July 29th, 2018

Beyond the Ocean's Edge

Weekly Book Review

A week or so ago I posted the newly written review of Lost by Harland Eastwood.  Just noticed that it fell into place alphabetically with the reviews I've been posting from the files of Spokane Authors and Self-Publishers.  So now I'll move on to the next couple of books reviewed there. (Sorry, I don't have a cover shot for the first one.) As the first review was written and posted several years ago, it is possible that any information concerning price, availability, or author contact information may no longer be valid.



The Man in the Closet

By Michael Andrew Marsden

Reviewed by D. Andrew McChesney

         When Kyle Carraher’s family moves from Washington, D. C. to Wallace, Idaho, his fear of large rodents gnawing through the wall is replaced by dread of the man in the closet.  Over the subsequent years, the supposed presence in the upper floor storage room exerts unusual influences over members of his extended family.  Eighteen years later Kyle returns to the house to determine if there really is a man in the closet.

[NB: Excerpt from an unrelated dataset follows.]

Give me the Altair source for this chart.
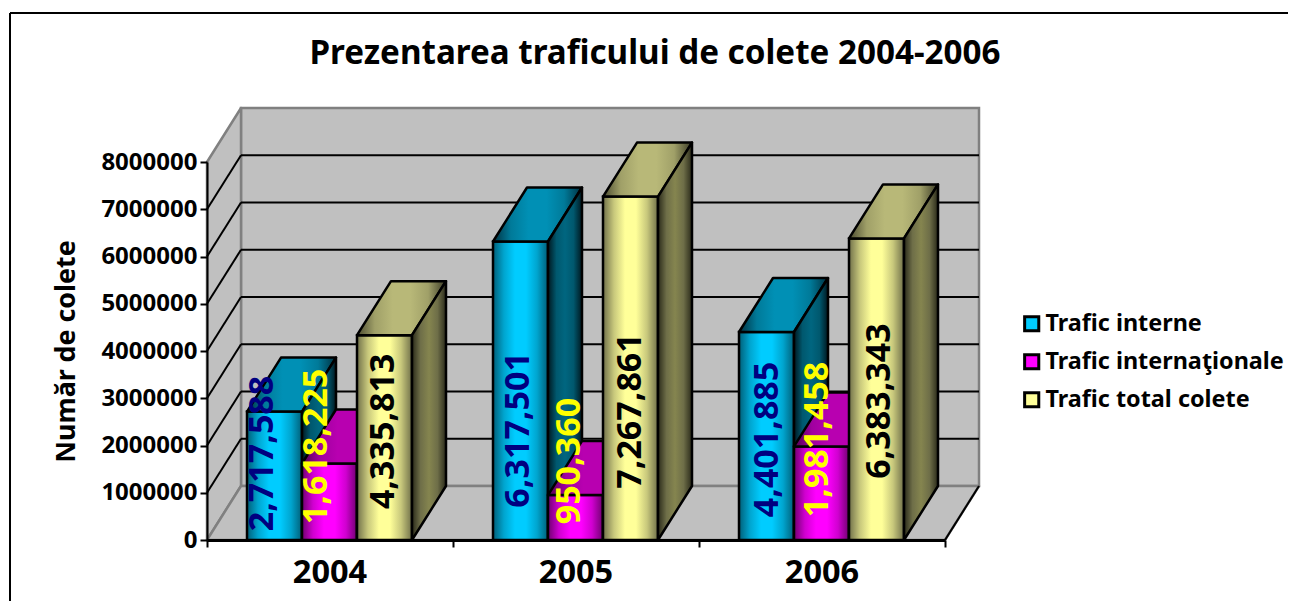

         As it begins, this book reads like one intended for a younger reader.  The straight forward writing clearly depicts extraordinary events in what were quite ordinary lives.  As the story progresses, darker, more sinister, more adult themes are introduced, taking the tale to a level meant for a more mature audience.  When one reaches the final page, murder, arson, sex for sale, sex as a means of coercion, and criminal insanity have all made their presence known.  Each chapter takes the reader to greater heights of suspense and increases the “can’t put it down” factor.

         The Man in the Closet is the author’s second ghost story set in north Idaho, and is pleasantly devoid of many of the faults associated with self-published work.  In all aspects it is a well-written, well-edited, and professionally produced book.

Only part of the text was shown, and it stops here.